There is often confusion as to how to choose the proper SPE ion exchange media. How do you determine if you should be looking at anion or cation, weak or strong? In this post, I will give some simple guidelines on making the best choice. You will see that ion exchange is all about acids and bases.
One thing that has often helped me remember is the saying “Strong is for weak and weak is for strong”. What this means is that Strong Ion exchange is for weak acidic or basic analytes while weak ion exchange is for strong acidic or basic analytes. This is true because if you have both a strong analyte and strong sorbent, you will usually have irreversible binding of your analyte and if you have a weak analyte with a weak sorbent, you usually won’t have enough charge to hold your analyte.
Definition of a strong and weak acid: A strong acid will have a pKa < 1.0 while a strong base will have a pKa > 10. Strong acids and bases are 100% ionized while weak acids and bases are only partially ionized.
Sulfonic Acid modified sorbents used in strong cation exchange are strong acids while carboxylic acid modified sorbents used in weak cation exchange are weak acids. Cation exchange works best for basic analytes.
Quaternary modified amine sorbents used in strong anion exchange are strong bases while primary and secondary amine modified sorbents used in weak anion exchange are weak bases. Anion exchange works best for acidic analytes.
Because the sorbents in the strong ion exchange SPE columns have strong acid or base groups, these sorbents are 100% ionized at all pH’s. Therefore, to control the charge, the pH of the analyte needs to be adjusted to turn it on or off.
Because the sorbents in weak ion exchange SPE columns have weak acid or base groups, these sorbents are only partially ionized, depending on their pH. Because “strong” analytes are 100% charged at all pH’s, the pH of the sorbent needs to be adjusted to turn the charge on or off.
The control of charge when using strong ion exchange is performed by following the 2-pH unit rule of thumb.

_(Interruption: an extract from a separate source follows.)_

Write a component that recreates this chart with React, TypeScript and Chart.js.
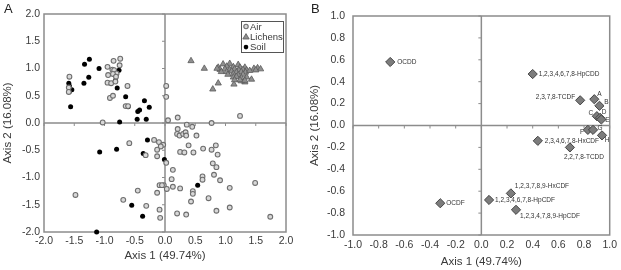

At the pKa of the analyte, it is 50% ionized. With acidic compounds, the analyte is 100% ionized at 2-pH units above the analytes pKa and fully neutral at 2-pH units below. For basic analytes, the process is reversed, the analytes are 100% ionized at 2-pH units below the pKa and 100% neutral at 2-pH units above the analytes pKa. The Acid/Base plot below shows an acid and base plot of an analyte with a pKa of 8, Figure-1
With strong ion exchange, you want to load with your analytes in a charged state so they can cling strongly to the sorbent during washing steps. This is carried out by properly pre-treating the sample to the proper pH and maintaining that pH during wash steps. During elution, you of course need to remove the charge on the analyte so it can come off for collection by changing the pH 2 units to the other side of the pKa. Again, this is done by adjusting the pH during the elution step using the 2-pH unit rule.
With weak ion exchange, you want to load with your sorbent in a charged state because the “strong” analyte is always 100% ionized, the pH of the sorbent is adjusted rather that the pH of the analyte to control charge. This is also performed by adjusting the pH during pre-treatmet and maintained during wash steps.
Because you are now turning on and off the charge of the sorbent rather than the analyte, the processing steps for strong anion exchange are similar to weak cation exchange and the steps to weak anion exchange are similar to strong cation exchange. You are still following the 2-pH unit rule of thumb only now as it relates to the sorbent rather than the analyte. Figure-2 below shows some examples of the treatment steps for the Evolute® ion exchange SPE.
I hope this post has been helpful in your understanding of using ion exchange SPE. What have your experiences been?